The Springfield Armory contracted production out to dozens of other firms, a single armory could simply not produce and equip a million-man army. All told by the end of the war 700,000 rifles had been produced by Springfield and other contracted manufacturers. After the war soldiers were allowed to keep their Springfield rifles if they paid six dollars, ten dollars for a Spencer carbine, or three dollars for a sword.

A licensed Springfield M1861 manufactured by Colt

And herein lies the rub about the M1861. While an excellent rifled musket, it was already nearly obsolete upon it’s introduction. Breech loading rifles like the Prussian Dreyse needle gun (1848) or French Chassepot (1866) had superior ballistic performance and rates of fire compared to muzzle loaders. The Federal government did not want to deal with an inventory of hundreds of thousands of obsolete rifled muskets at the end of the war. And so the M1861 become a staple rifle of demobilized Union army veterans, a common sight either as a family heirloom or hunting weapon.
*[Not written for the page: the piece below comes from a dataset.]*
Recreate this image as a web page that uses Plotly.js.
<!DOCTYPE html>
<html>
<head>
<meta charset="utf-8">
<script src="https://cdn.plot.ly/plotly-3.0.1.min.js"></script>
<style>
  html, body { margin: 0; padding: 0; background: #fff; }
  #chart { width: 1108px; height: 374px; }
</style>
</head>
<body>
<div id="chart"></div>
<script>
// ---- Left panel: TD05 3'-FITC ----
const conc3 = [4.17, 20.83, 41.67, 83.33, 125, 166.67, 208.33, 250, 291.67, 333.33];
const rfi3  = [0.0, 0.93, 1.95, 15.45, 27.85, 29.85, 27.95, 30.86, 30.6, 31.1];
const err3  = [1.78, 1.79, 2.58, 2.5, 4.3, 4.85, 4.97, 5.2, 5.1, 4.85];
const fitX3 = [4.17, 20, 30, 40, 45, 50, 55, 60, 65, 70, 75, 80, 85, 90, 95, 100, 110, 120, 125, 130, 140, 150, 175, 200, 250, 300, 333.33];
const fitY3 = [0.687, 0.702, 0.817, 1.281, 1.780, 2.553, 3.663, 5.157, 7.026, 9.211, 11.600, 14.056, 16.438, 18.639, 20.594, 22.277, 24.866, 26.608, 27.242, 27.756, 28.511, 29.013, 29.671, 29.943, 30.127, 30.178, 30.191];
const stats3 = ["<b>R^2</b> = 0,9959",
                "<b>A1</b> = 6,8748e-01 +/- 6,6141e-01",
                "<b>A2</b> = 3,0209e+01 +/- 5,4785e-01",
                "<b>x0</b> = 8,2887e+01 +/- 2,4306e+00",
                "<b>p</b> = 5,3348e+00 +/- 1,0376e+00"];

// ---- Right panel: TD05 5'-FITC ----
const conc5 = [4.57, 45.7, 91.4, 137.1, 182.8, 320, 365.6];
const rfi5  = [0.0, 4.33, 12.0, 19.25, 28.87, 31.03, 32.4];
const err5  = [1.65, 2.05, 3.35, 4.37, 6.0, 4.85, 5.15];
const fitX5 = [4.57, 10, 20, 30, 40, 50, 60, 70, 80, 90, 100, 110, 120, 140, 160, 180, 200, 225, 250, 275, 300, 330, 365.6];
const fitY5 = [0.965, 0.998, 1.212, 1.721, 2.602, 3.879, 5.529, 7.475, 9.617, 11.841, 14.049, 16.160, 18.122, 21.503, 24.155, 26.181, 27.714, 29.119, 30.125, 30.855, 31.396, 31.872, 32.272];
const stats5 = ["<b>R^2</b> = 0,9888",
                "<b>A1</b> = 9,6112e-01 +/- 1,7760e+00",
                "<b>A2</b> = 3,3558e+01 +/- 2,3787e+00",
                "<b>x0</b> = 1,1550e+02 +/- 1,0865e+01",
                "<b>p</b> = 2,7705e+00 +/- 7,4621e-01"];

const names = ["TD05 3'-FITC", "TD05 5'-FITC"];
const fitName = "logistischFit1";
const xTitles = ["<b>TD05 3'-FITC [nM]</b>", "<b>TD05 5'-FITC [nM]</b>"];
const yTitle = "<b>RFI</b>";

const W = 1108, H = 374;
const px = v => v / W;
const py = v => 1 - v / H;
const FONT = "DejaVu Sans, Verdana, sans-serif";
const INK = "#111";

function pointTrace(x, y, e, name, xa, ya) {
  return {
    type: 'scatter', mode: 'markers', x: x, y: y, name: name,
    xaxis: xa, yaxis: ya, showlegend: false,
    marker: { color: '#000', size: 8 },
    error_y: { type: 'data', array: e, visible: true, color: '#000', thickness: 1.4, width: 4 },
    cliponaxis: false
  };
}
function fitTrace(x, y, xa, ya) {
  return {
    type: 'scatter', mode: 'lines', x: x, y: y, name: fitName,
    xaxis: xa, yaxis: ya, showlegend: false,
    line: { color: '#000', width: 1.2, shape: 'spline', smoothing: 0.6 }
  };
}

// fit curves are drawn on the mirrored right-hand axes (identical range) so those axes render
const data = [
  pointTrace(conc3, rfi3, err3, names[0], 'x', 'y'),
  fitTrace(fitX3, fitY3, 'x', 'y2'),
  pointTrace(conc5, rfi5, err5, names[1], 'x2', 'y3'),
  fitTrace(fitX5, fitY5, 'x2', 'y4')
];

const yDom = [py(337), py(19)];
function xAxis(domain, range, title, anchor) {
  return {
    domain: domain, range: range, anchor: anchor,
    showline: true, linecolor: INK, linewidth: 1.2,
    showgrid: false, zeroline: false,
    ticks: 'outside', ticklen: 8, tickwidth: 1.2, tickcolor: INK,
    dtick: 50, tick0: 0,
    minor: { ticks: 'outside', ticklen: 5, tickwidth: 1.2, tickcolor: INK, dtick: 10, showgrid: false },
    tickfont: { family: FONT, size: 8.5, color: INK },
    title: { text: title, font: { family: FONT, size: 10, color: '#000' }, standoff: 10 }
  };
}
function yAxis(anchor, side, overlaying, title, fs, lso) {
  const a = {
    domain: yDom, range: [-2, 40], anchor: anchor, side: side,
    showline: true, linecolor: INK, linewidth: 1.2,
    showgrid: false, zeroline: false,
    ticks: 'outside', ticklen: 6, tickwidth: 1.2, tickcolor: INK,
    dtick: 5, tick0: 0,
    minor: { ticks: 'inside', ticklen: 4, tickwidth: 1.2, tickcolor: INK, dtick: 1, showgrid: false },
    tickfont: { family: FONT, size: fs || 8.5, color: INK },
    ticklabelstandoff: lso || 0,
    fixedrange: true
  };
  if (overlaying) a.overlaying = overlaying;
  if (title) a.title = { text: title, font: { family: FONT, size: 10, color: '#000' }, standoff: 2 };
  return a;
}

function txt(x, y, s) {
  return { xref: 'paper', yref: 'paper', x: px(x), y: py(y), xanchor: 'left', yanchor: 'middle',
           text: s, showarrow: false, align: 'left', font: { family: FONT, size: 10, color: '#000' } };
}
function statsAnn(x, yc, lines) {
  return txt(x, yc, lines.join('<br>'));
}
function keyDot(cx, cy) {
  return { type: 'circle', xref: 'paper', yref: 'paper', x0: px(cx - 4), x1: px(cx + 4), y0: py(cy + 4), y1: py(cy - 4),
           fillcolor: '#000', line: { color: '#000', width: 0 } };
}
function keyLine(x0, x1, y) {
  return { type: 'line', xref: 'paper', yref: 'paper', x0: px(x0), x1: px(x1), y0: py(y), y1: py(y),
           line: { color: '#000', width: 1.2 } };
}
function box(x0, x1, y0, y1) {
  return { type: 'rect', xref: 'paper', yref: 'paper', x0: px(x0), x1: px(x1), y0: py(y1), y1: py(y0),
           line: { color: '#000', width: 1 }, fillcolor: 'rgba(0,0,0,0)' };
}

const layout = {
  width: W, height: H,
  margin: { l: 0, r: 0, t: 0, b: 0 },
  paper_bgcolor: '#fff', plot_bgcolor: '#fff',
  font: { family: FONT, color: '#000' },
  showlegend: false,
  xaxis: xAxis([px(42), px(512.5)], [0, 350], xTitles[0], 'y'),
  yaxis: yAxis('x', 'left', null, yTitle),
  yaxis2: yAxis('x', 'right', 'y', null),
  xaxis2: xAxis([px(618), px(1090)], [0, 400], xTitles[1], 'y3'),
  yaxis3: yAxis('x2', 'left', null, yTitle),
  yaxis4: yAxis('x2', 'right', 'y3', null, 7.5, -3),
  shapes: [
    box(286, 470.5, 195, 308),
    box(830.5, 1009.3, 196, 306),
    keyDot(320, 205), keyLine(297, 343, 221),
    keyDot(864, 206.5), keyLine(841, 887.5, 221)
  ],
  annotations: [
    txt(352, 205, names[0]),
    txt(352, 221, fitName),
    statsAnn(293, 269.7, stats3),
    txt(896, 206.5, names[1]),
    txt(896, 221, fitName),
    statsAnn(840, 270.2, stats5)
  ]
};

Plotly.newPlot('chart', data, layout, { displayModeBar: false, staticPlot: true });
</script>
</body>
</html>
A British Enfield Musket, imported at the start of the war and frequently used by the Confederates

Compared to the Lorenz or the M1853 Enfield, the Springfield 1861 has very similar performance characteristics. Given that all these weapons are rifled muskets, it really comes down to a personal preference on ergonomics and rifle sights. Shortly after the war the United States and nearly every European power either converted, or had already converted – to breech loading rifles. These had a tighter seal around the bullet, translating to better muzzle velocity and a higher firing rate. The M1861 was not immortalized because it was the best rifle of the time, but because it armed the Union army and gave good service when it was needed.

An Austrian Lorenz musket, commonly imported at the start of the American Civil War

I would especially like to thank this article by Dr. Francis A. Lord for information about the Springfield M1861. It helped make this article possible.